Without the pictures, write out all the lines below exactly as they appear.

◆ Supplied data ◆
-------------------------

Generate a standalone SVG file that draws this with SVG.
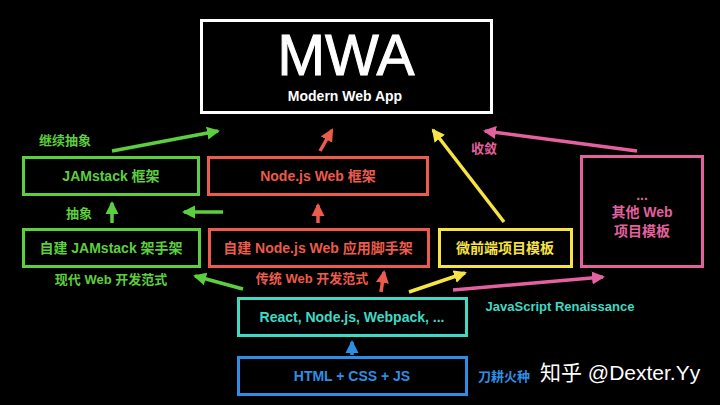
<svg xmlns="http://www.w3.org/2000/svg" width="720" height="405" viewBox="0 0 720 405">
<defs>
<style>
.box{fill:none;stroke-width:3}
.t{font-family:"Liberation Sans","Noto Sans CJK SC",sans-serif;font-weight:bold;font-size:14px;text-anchor:middle;dominant-baseline:central}
.l{font-family:"Liberation Sans","Noto Sans CJK SC",sans-serif;font-weight:bold;font-size:13px;text-anchor:middle;dominant-baseline:central}
.a{fill:none;stroke-width:3.5}
.g{stroke:#5ccf3e}.gf{fill:#5ccf3e}
.r{stroke:#ec5b4b}.rf{fill:#ec5b4b}
.y{stroke:#f6e443}.yf{fill:#f6e443}
.p{stroke:#e2619e}.pf{fill:#e2619e}
.c{stroke:#3fd9c7}.cf{fill:#3fd9c7}
.b{stroke:#2d8fe4}.bf{fill:#2d8fe4}
</style>
<marker id="mg" markerUnits="userSpaceOnUse" markerWidth="14" markerHeight="14" refX="11" refY="6.5" orient="auto" viewBox="0 0 14 13"><path d="M0,0 L13,6.5 L0,13 z" fill="#5ccf3e"/></marker>
<marker id="mr" markerUnits="userSpaceOnUse" markerWidth="14" markerHeight="14" refX="11" refY="6.5" orient="auto" viewBox="0 0 14 13"><path d="M0,0 L13,6.5 L0,13 z" fill="#ec5b4b"/></marker>
<marker id="my" markerUnits="userSpaceOnUse" markerWidth="14" markerHeight="14" refX="11" refY="6.5" orient="auto" viewBox="0 0 14 13"><path d="M0,0 L13,6.5 L0,13 z" fill="#f6e443"/></marker>
<marker id="mp" markerUnits="userSpaceOnUse" markerWidth="14" markerHeight="14" refX="11" refY="6.5" orient="auto" viewBox="0 0 14 13"><path d="M0,0 L13,6.5 L0,13 z" fill="#e2619e"/></marker>
<marker id="mb" markerUnits="userSpaceOnUse" markerWidth="14" markerHeight="14" refX="11" refY="6.5" orient="auto" viewBox="0 0 14 13"><path d="M0,0 L13,6.5 L0,13 z" fill="#2d8fe4"/></marker>
</defs>
<rect width="720" height="405" fill="#000"/>

<g id="mwa">
<rect x="201.5" y="20.5" width="290" height="92" fill="none" stroke="#fff" stroke-width="3"/>
<text x="346" y="75" font-family="Liberation Sans, sans-serif" font-size="57" fill="#fff" stroke="#fff" stroke-width="1" text-anchor="middle">MWA</text>
<text x="345" y="101" font-family="Liberation Sans, sans-serif" font-size="14" font-weight="bold" fill="#fff" text-anchor="middle">Modern Web App</text>
</g>

<g id="jamstack-framework">
<rect class="box g" x="23.5" y="157.5" width="175" height="37"/>
<text class="t gf" x="111" y="176">JAMstack 框架</text>
</g>

<g id="node-framework">
<rect class="box r" x="208.5" y="157.5" width="219" height="37"/>
<text class="t rf" x="318" y="176">Node.js Web 框架</text>
</g>

<g id="jamstack-scaffold">
<rect class="box g" x="23.5" y="229.5" width="176" height="37"/>
<text class="t gf" x="111" y="248">自建 JAMstack 架手架</text>
</g>

<g id="node-scaffold">
<rect class="box r" x="209.5" y="229.5" width="219" height="37"/>
<text class="t rf" x="318" y="248">自建 Node.js Web 应用脚手架</text>
</g>

<g id="micro-frontend">
<rect class="box y" x="439.5" y="229.5" width="132" height="37"/>
<text class="t yf" x="505" y="248">微前端项目模板</text>
</g>

<g id="other-web">
<rect class="box p" x="581.5" y="156.5" width="121" height="110"/>
<text class="t pf" x="642" y="195">...</text>
<text class="t pf" x="642" y="212">其他 Web</text>
<text class="t pf" x="642" y="231">项目模板</text>
</g>

<g id="react">
<rect class="box c" x="238.5" y="298.5" width="228" height="37"/>
<text class="t cf" x="352" y="317">React, Node.js, Webpack, ...</text>
</g>

<g id="html">
<rect class="box b" x="238.5" y="357.5" width="228" height="37"/>
<text class="t bf" x="352" y="376">HTML + CSS + JS</text>
</g>

<g id="labels">
<text class="l gf" x="65" y="140">继续抽象</text>
<text class="l gf" x="79" y="213">抽象</text>
<text class="l gf" x="111" y="279">现代 Web 开发范式</text>
<text class="l rf" x="312" y="278">传统 Web 开发范式</text>
<text class="l pf" x="484" y="148">收敛</text>
<text class="l cf" x="560" y="306">JavaScript Renaissance</text>
<text class="l bf" x="504" y="376">刀耕火种</text>
</g>

<g id="connectors">
<line class="a g" x1="112" y1="151" x2="218" y2="131" marker-end="url(#mg)"/>
<line class="a r" x1="320" y1="151" x2="332" y2="130" marker-end="url(#mr)"/>
<line class="a y" x1="504" y1="222" x2="433" y2="130" marker-end="url(#my)"/>
<line class="a p" x1="637" y1="151" x2="485" y2="131" marker-end="url(#mp)"/>
<line class="a g" x1="112" y1="223" x2="112" y2="203" marker-end="url(#mg)"/>
<line class="a g" x1="223" y1="212" x2="184" y2="212" marker-end="url(#mg)"/>
<line class="a r" x1="318" y1="223" x2="318" y2="205" marker-end="url(#mr)"/>
<line class="a g" x1="243" y1="289" x2="195" y2="276" marker-end="url(#mg)"/>
<line class="a r" x1="381" y1="292" x2="384" y2="272" marker-end="url(#mr)"/>
<line class="a y" x1="409" y1="292" x2="465" y2="273" marker-end="url(#my)"/>
<line class="a p" x1="453" y1="290" x2="603" y2="277" marker-end="url(#mp)"/>
<line class="a b" x1="352" y1="355" x2="352" y2="342" marker-end="url(#mb)"/>
</g>

<text x="540" y="380" font-family="Liberation Sans, Noto Sans CJK SC, sans-serif" font-size="21" fill="#fff">知乎 @Dexter.Yy</text>
</svg>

-------------------------

◆ Full solution ◆
Generate a standalone SVG file that draws this with SVG.
<svg xmlns="http://www.w3.org/2000/svg" width="720" height="405" viewBox="0 0 720 405">
<defs>
<style>
.box{fill:none;stroke-width:3}
.t{font-family:"Liberation Sans","Noto Sans CJK SC",sans-serif;font-weight:bold;font-size:14px;text-anchor:middle;dominant-baseline:central}
.l{font-family:"Liberation Sans","Noto Sans CJK SC",sans-serif;font-weight:bold;font-size:13px;text-anchor:middle;dominant-baseline:central}
.a{fill:none;stroke-width:3.5}
.g{stroke:#5ccf3e}.gf{fill:#5ccf3e}
.r{stroke:#ec5b4b}.rf{fill:#ec5b4b}
.y{stroke:#f6e443}.yf{fill:#f6e443}
.p{stroke:#e2619e}.pf{fill:#e2619e}
.c{stroke:#3fd9c7}.cf{fill:#3fd9c7}
.b{stroke:#2d8fe4}.bf{fill:#2d8fe4}
</style>
<marker id="mg" markerUnits="userSpaceOnUse" markerWidth="14" markerHeight="14" refX="11" refY="6.5" orient="auto" viewBox="0 0 14 13"><path d="M0,0 L13,6.5 L0,13 z" fill="#5ccf3e"/></marker>
<marker id="mr" markerUnits="userSpaceOnUse" markerWidth="14" markerHeight="14" refX="11" refY="6.5" orient="auto" viewBox="0 0 14 13"><path d="M0,0 L13,6.5 L0,13 z" fill="#ec5b4b"/></marker>
<marker id="my" markerUnits="userSpaceOnUse" markerWidth="14" markerHeight="14" refX="11" refY="6.5" orient="auto" viewBox="0 0 14 13"><path d="M0,0 L13,6.5 L0,13 z" fill="#f6e443"/></marker>
<marker id="mp" markerUnits="userSpaceOnUse" markerWidth="14" markerHeight="14" refX="11" refY="6.5" orient="auto" viewBox="0 0 14 13"><path d="M0,0 L13,6.5 L0,13 z" fill="#e2619e"/></marker>
<marker id="mb" markerUnits="userSpaceOnUse" markerWidth="14" markerHeight="14" refX="11" refY="6.5" orient="auto" viewBox="0 0 14 13"><path d="M0,0 L13,6.5 L0,13 z" fill="#2d8fe4"/></marker>
</defs>
<rect width="720" height="405" fill="#000"/>

<g id="mwa">
<rect x="201.5" y="20.5" width="290" height="92" fill="none" stroke="#fff" stroke-width="3"/>
<text x="346" y="75" font-family="Liberation Sans, sans-serif" font-size="57" fill="#fff" stroke="#fff" stroke-width="1" text-anchor="middle">MWA</text>
<text x="345" y="101" font-family="Liberation Sans, sans-serif" font-size="14" font-weight="bold" fill="#fff" text-anchor="middle">Modern Web App</text>
</g>

<g id="jamstack-framework">
<rect class="box g" x="23.5" y="157.5" width="175" height="37"/>
<text class="t gf" x="111" y="176">JAMstack 框架</text>
</g>

<g id="node-framework">
<rect class="box r" x="208.5" y="157.5" width="219" height="37"/>
<text class="t rf" x="318" y="176">Node.js Web 框架</text>
</g>

<g id="jamstack-scaffold">
<rect class="box g" x="23.5" y="229.5" width="176" height="37"/>
<text class="t gf" x="111" y="248">自建 JAMstack 架手架</text>
</g>

<g id="node-scaffold">
<rect class="box r" x="209.5" y="229.5" width="219" height="37"/>
<text class="t rf" x="318" y="248">自建 Node.js Web 应用脚手架</text>
</g>

<g id="micro-frontend">
<rect class="box y" x="439.5" y="229.5" width="132" height="37"/>
<text class="t yf" x="505" y="248">微前端项目模板</text>
</g>

<g id="other-web">
<rect class="box p" x="581.5" y="156.5" width="121" height="110"/>
<text class="t pf" x="642" y="195">...</text>
<text class="t pf" x="642" y="212">其他 Web</text>
<text class="t pf" x="642" y="231">项目模板</text>
</g>

<g id="react">
<rect class="box c" x="238.5" y="298.5" width="228" height="37"/>
<text class="t cf" x="352" y="317">React, Node.js, Webpack, ...</text>
</g>

<g id="html">
<rect class="box b" x="238.5" y="357.5" width="228" height="37"/>
<text class="t bf" x="352" y="376">HTML + CSS + JS</text>
</g>

<g id="labels">
<text class="l gf" x="65" y="140">继续抽象</text>
<text class="l gf" x="79" y="213">抽象</text>
<text class="l gf" x="111" y="279">现代 Web 开发范式</text>
<text class="l rf" x="312" y="278">传统 Web 开发范式</text>
<text class="l pf" x="484" y="148">收敛</text>
<text class="l cf" x="560" y="306">JavaScript Renaissance</text>
<text class="l bf" x="504" y="376">刀耕火种</text>
</g>

<g id="connectors">
<line class="a g" x1="112" y1="151" x2="218" y2="131" marker-end="url(#mg)"/>
<line class="a r" x1="320" y1="151" x2="332" y2="130" marker-end="url(#mr)"/>
<line class="a y" x1="504" y1="222" x2="433" y2="130" marker-end="url(#my)"/>
<line class="a p" x1="637" y1="151" x2="485" y2="131" marker-end="url(#mp)"/>
<line class="a g" x1="112" y1="223" x2="112" y2="203" marker-end="url(#mg)"/>
<line class="a g" x1="223" y1="212" x2="184" y2="212" marker-end="url(#mg)"/>
<line class="a r" x1="318" y1="223" x2="318" y2="205" marker-end="url(#mr)"/>
<line class="a g" x1="243" y1="289" x2="195" y2="276" marker-end="url(#mg)"/>
<line class="a r" x1="381" y1="292" x2="384" y2="272" marker-end="url(#mr)"/>
<line class="a y" x1="409" y1="292" x2="465" y2="273" marker-end="url(#my)"/>
<line class="a p" x1="453" y1="290" x2="603" y2="277" marker-end="url(#mp)"/>
<line class="a b" x1="352" y1="355" x2="352" y2="342" marker-end="url(#mb)"/>
</g>

<text x="540" y="380" font-family="Liberation Sans, Noto Sans CJK SC, sans-serif" font-size="21" fill="#fff">知乎 @Dexter.Yy</text>
</svg>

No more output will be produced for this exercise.